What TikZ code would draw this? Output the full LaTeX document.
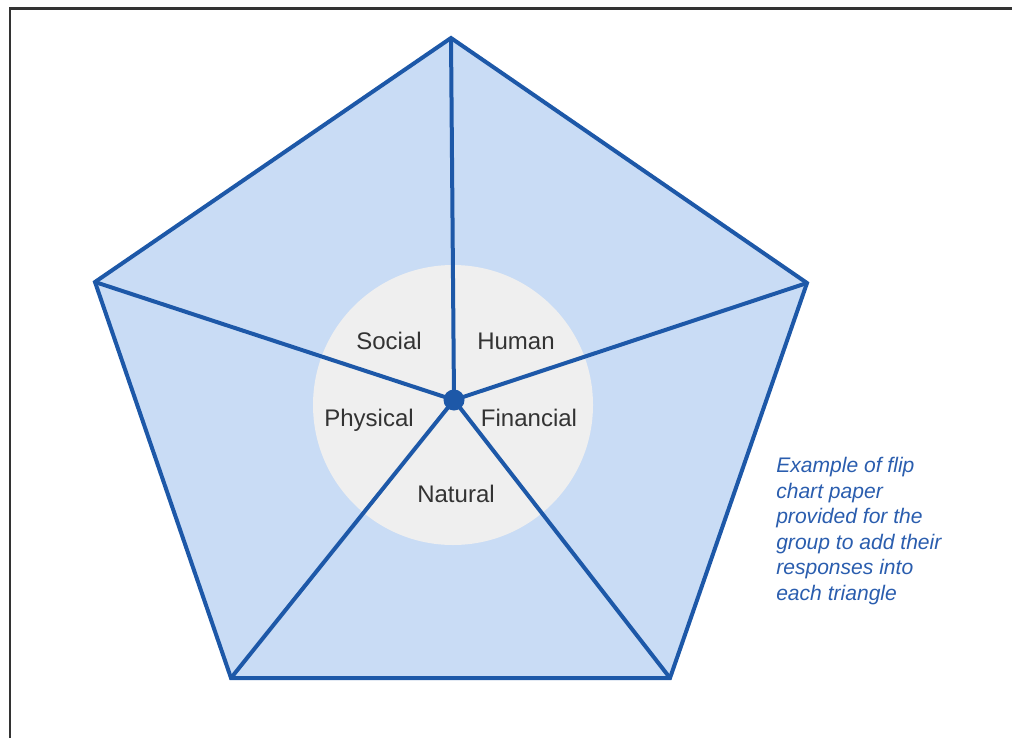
--
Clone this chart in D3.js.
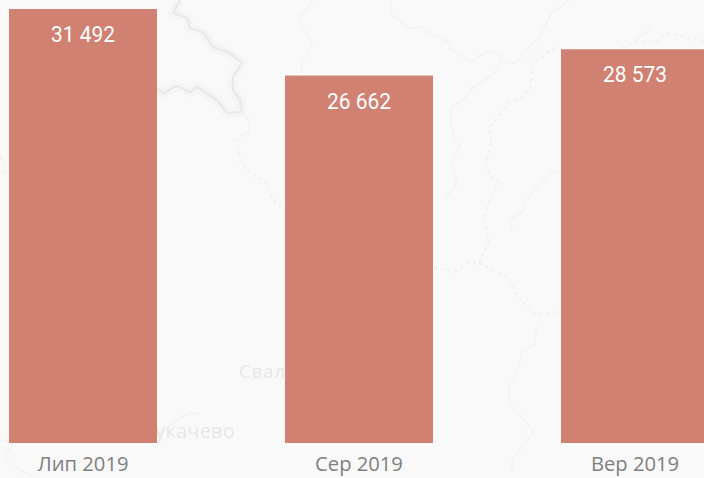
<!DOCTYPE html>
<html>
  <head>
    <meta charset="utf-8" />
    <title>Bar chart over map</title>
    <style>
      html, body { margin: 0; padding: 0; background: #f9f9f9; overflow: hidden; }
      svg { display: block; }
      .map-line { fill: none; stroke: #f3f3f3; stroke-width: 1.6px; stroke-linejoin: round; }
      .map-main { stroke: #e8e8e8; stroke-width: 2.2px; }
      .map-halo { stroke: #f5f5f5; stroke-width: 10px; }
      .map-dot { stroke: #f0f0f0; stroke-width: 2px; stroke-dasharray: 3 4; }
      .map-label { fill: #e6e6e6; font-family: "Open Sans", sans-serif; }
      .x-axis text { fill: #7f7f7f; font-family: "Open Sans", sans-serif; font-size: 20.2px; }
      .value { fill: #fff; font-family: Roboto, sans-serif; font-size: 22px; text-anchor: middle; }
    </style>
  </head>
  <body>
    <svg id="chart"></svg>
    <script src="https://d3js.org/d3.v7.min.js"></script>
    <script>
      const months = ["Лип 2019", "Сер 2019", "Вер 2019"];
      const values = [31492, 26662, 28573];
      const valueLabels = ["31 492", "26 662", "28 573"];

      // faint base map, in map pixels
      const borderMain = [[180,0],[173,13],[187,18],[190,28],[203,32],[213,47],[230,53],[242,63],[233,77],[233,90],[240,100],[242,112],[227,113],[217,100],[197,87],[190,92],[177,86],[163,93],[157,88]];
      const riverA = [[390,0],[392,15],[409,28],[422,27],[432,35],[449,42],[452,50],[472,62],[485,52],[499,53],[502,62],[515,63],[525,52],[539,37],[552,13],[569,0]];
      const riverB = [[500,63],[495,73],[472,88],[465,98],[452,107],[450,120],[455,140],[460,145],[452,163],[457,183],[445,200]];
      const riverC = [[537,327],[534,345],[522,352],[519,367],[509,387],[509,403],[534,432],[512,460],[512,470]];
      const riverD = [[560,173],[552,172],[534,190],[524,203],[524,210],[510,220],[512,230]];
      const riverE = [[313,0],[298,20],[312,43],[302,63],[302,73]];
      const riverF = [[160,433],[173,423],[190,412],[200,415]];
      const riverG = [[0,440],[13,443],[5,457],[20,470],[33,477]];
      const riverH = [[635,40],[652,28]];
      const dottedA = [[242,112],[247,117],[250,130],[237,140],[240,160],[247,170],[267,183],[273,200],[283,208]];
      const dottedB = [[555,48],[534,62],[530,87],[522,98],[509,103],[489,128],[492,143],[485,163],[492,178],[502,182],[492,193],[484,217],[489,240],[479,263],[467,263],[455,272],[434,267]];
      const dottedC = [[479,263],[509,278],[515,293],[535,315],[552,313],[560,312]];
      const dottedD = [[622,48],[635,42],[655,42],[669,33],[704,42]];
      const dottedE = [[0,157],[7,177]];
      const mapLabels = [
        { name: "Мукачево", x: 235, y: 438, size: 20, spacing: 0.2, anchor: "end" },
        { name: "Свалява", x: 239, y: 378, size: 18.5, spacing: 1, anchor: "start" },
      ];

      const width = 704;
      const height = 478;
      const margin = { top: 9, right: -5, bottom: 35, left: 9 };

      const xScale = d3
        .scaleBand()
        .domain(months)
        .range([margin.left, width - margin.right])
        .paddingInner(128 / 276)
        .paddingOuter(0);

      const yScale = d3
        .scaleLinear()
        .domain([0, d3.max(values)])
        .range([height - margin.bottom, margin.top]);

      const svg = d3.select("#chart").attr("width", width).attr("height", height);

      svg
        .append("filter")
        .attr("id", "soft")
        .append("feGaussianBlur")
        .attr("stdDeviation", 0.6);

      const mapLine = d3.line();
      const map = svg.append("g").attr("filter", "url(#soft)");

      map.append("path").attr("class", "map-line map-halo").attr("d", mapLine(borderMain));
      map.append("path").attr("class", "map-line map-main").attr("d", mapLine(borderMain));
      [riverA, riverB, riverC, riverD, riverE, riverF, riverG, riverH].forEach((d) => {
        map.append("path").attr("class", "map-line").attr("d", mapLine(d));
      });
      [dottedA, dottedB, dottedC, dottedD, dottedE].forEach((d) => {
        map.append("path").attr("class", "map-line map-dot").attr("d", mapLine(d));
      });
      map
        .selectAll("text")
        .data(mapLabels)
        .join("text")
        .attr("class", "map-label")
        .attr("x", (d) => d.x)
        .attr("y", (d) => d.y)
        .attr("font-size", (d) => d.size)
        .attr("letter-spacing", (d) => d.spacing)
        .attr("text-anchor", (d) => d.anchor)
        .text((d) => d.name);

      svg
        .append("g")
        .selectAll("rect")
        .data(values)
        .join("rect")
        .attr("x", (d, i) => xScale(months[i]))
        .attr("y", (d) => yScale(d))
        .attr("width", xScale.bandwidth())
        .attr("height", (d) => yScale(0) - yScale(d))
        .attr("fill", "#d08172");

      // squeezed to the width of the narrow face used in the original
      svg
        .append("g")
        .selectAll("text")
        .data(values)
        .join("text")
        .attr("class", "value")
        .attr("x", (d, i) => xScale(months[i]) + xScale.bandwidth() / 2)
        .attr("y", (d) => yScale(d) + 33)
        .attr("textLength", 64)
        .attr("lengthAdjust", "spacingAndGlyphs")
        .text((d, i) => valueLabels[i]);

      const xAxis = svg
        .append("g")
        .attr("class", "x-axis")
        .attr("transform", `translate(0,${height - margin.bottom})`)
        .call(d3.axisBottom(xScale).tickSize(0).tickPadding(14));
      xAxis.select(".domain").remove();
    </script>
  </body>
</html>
---
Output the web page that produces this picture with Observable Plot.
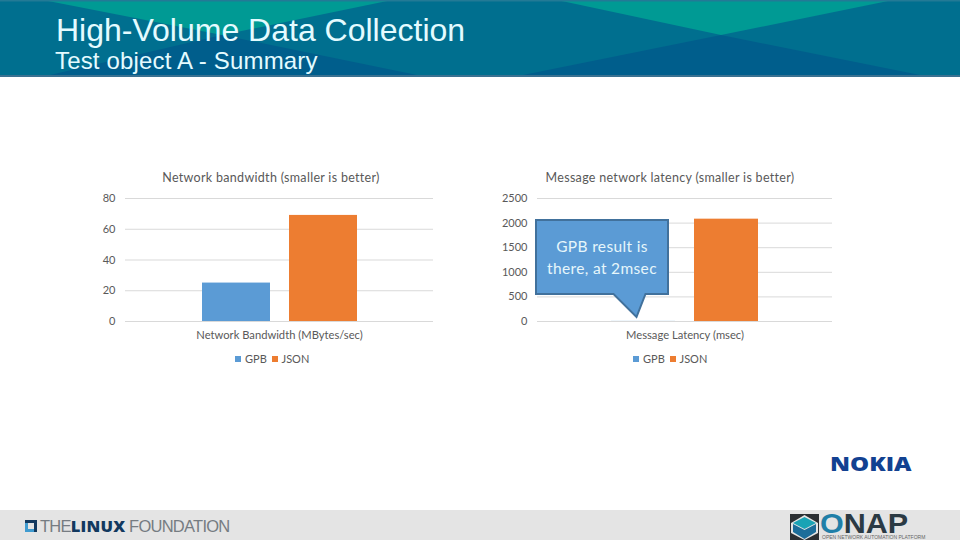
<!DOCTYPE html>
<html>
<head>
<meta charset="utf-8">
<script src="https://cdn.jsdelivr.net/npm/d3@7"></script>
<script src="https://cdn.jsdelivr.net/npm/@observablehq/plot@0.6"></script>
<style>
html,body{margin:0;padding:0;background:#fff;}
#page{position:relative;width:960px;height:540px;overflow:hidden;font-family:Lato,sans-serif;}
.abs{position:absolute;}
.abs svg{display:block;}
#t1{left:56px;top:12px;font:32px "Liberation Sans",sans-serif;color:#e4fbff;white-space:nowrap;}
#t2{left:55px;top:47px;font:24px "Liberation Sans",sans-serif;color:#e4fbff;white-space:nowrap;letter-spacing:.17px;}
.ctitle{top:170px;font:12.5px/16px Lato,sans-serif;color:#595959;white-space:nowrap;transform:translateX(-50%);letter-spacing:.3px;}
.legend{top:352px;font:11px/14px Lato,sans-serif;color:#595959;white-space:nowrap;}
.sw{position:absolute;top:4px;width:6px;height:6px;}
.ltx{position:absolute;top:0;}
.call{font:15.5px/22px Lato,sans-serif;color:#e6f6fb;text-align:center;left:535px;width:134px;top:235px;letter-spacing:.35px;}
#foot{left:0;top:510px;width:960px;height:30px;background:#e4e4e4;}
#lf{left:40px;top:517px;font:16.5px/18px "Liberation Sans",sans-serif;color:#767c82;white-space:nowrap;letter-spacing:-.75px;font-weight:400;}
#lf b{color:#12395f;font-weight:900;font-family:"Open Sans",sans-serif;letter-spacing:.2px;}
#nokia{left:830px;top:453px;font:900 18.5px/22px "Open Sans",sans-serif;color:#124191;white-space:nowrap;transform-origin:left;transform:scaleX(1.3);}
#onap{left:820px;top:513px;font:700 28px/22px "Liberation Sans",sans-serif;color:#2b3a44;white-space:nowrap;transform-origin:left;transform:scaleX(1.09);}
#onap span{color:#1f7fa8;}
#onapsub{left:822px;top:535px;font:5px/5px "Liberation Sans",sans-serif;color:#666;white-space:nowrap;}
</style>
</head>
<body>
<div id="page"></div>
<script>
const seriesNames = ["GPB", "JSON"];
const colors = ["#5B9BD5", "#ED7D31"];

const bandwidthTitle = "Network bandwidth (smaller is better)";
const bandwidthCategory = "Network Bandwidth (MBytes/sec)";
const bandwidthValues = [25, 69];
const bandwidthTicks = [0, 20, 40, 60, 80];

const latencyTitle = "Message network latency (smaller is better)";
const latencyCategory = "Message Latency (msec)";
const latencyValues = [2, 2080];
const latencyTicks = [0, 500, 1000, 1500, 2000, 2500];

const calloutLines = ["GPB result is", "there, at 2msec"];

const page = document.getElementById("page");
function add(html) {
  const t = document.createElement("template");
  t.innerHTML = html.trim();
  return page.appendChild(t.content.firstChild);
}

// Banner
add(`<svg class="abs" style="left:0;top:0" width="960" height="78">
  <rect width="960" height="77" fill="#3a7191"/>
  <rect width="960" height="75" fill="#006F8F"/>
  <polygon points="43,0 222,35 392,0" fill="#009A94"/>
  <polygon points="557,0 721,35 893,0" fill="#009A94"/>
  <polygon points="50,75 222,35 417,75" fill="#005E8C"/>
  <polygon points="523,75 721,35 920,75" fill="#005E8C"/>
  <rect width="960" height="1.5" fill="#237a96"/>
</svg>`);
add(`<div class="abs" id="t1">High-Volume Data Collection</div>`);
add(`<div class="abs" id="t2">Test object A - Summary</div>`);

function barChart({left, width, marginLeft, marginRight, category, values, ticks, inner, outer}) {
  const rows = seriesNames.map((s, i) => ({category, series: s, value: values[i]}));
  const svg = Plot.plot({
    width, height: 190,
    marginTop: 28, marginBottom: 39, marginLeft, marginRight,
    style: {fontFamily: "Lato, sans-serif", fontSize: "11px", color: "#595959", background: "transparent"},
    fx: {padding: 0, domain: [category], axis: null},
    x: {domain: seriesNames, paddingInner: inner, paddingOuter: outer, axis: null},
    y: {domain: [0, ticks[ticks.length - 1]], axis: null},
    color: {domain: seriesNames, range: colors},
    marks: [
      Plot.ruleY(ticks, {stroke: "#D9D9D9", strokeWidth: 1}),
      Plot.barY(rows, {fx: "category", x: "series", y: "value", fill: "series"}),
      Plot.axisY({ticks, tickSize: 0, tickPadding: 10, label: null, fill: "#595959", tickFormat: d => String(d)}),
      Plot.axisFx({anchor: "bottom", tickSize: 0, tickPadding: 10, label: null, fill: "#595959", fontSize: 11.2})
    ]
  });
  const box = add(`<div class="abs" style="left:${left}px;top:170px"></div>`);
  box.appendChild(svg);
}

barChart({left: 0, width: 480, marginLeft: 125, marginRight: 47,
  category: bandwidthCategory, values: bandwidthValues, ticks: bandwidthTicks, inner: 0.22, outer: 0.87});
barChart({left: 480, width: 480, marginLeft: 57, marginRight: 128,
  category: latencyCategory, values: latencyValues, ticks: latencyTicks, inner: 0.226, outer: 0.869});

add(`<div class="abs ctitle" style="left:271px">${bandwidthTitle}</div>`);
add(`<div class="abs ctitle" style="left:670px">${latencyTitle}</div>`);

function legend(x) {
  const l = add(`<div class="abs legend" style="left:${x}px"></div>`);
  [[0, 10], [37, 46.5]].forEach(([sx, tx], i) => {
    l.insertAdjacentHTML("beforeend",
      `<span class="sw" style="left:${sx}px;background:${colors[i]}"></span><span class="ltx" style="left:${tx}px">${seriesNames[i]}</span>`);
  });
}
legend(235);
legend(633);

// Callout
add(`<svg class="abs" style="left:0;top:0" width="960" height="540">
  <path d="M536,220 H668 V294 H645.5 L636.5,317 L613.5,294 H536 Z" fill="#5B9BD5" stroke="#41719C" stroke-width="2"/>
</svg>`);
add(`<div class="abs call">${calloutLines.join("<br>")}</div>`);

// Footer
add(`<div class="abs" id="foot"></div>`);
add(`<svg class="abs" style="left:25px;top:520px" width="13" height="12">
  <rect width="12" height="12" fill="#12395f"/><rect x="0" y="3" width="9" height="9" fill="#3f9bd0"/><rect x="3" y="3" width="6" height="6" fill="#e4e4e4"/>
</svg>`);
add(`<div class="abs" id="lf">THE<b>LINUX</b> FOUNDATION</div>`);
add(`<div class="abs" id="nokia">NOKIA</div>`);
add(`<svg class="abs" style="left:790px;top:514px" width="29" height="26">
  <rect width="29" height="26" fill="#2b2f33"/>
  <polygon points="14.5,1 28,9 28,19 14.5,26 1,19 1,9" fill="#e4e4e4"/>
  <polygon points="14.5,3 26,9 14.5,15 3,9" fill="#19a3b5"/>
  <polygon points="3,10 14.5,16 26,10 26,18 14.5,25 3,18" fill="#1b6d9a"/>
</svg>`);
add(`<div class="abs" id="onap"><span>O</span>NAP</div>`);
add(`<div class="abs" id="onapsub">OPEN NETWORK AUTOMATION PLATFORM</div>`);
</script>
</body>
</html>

◆ To be done ◆
List the lines of the material in which the word "Output" occurs.

◆ Expected answer ◆
What TikZ code would draw this? Output the full LaTeX document.
Output the web page that produces this picture with Observable Plot.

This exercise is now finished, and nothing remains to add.